À l’approche des élections de 2025, l’Histoire nationale est au cœur des stratégies politiques. Des leaders exploitent les blessures du passé pour mobiliser leur base électorale. Ce qui attise des divisions et des tensions. Face à cette instrumentalisation, certains appellent à une mémoire collective apaisée tandis que de jeunes burundais dénoncent une vérité historique déformée par des intérêts partisans.

Les crises cycliques qui ont endeuillé le Burundi, notamment celle de 1972 et d’autres qui ont suivi ont profondément marqué le pays. Aujourd’hui, certains acteurs politiques exploitent ces épisodes tragiques pour mobiliser leurs bases électorales, attisant ainsi les divisions. Cette instrumentalisation soulève des interrogations sur la manière dont l’Histoire est enseignée et transmise aux nouvelles générations.

Pour Olivier Nkurunziza, président de l’Uprona, il est essentiel de ne pas faire du passé un outil de vengeance ou de division. « On ne peut pas oublier l’Histoire, mais il faut éviter qu’elle serve à justifier les tensions actuelles. » Il met en garde contre une manipulation politique de la mémoire collective et plaide pour une Commission Vérité et Réconciliation (CVR) capable d’établir un récit commun avant toute transmission aux jeunes. « Il faut que la CVR ne se contente pas de documenter le passé, mais qu’elle œuvre réellement à la réconciliation en impliquant toutes les communautés et en évitant une lecture biaisée des événements. »

Gaspard Kobako, président du parti Alliance nationale pour la Démocratie (AND-Intadohoka), partage cette préoccupation. Ayant personnellement vécu les événements de 1972, il insiste sur la nécessité d’un enseignement historique fidèle et non partisan. « Une Histoire biaisée ne peut pas mener à un avenir stable.
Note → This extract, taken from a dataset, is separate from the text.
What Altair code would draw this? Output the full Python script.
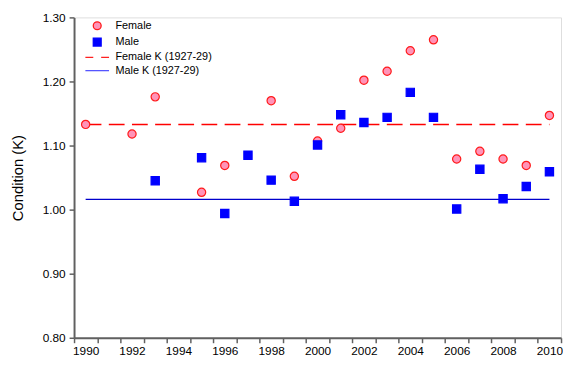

Quand les jeunes n’ont pas une version commune de leur passé, cela devient une bombe à retardement pour l’avenir », avertit-il. Il dénonce ceux qui exploitent les blessures du passé à des fins électoralistes. « Certains politiciens se présentent comme les seuls défenseurs de la mémoire de leur communauté. Mais, en réalité, ils instrumentalisent la souffrance pour se maintenir au pouvoir. »
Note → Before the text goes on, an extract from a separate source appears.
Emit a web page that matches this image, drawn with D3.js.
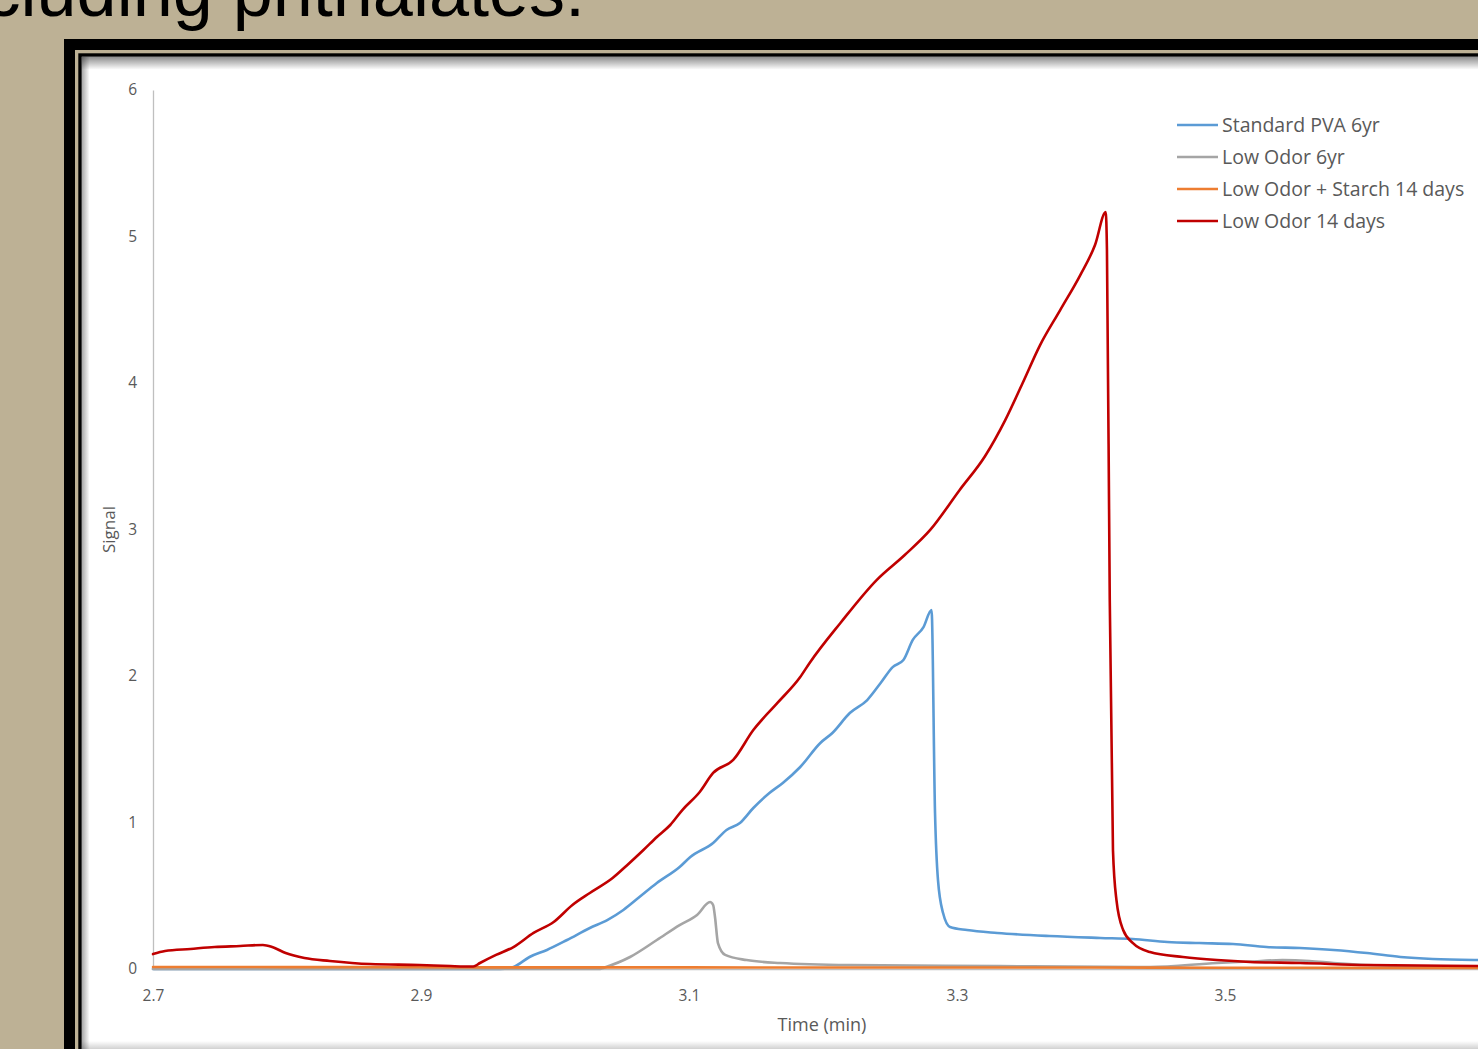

L’éducation, un enjeu clé pour la réconciliation

Les partis politiques reconnaissent leur rôle dans la transmission d’une mémoire collective apaisée. L’Uprona encourage les jeunes à s’inspirer des figures historiques positives comme le prince Louis Rwagasore, symbole de l’unité nationale. « Nous devons apprendre aux jeunes que le Burundi a aussi une Histoire glorieuse, et pas seulement une Histoire de conflits », souligne Nkurunziza.

De son côté, l’AND-Intadohoka organise des formations pour sensibiliser ses militants à l’importance de l’unité et du rejet des discours de haine. Kobako estime que les jeunes doivent être mieux formés sur l’Histoire politique et sociale du pays afin de comprendre les erreurs du passé et éviter qu’elle ne se reproduise. « Un jeune qui comprend comment et pourquoi le pays a sombré dans la violence sera plus apte à rejeter les discours de haine », explique-t-il.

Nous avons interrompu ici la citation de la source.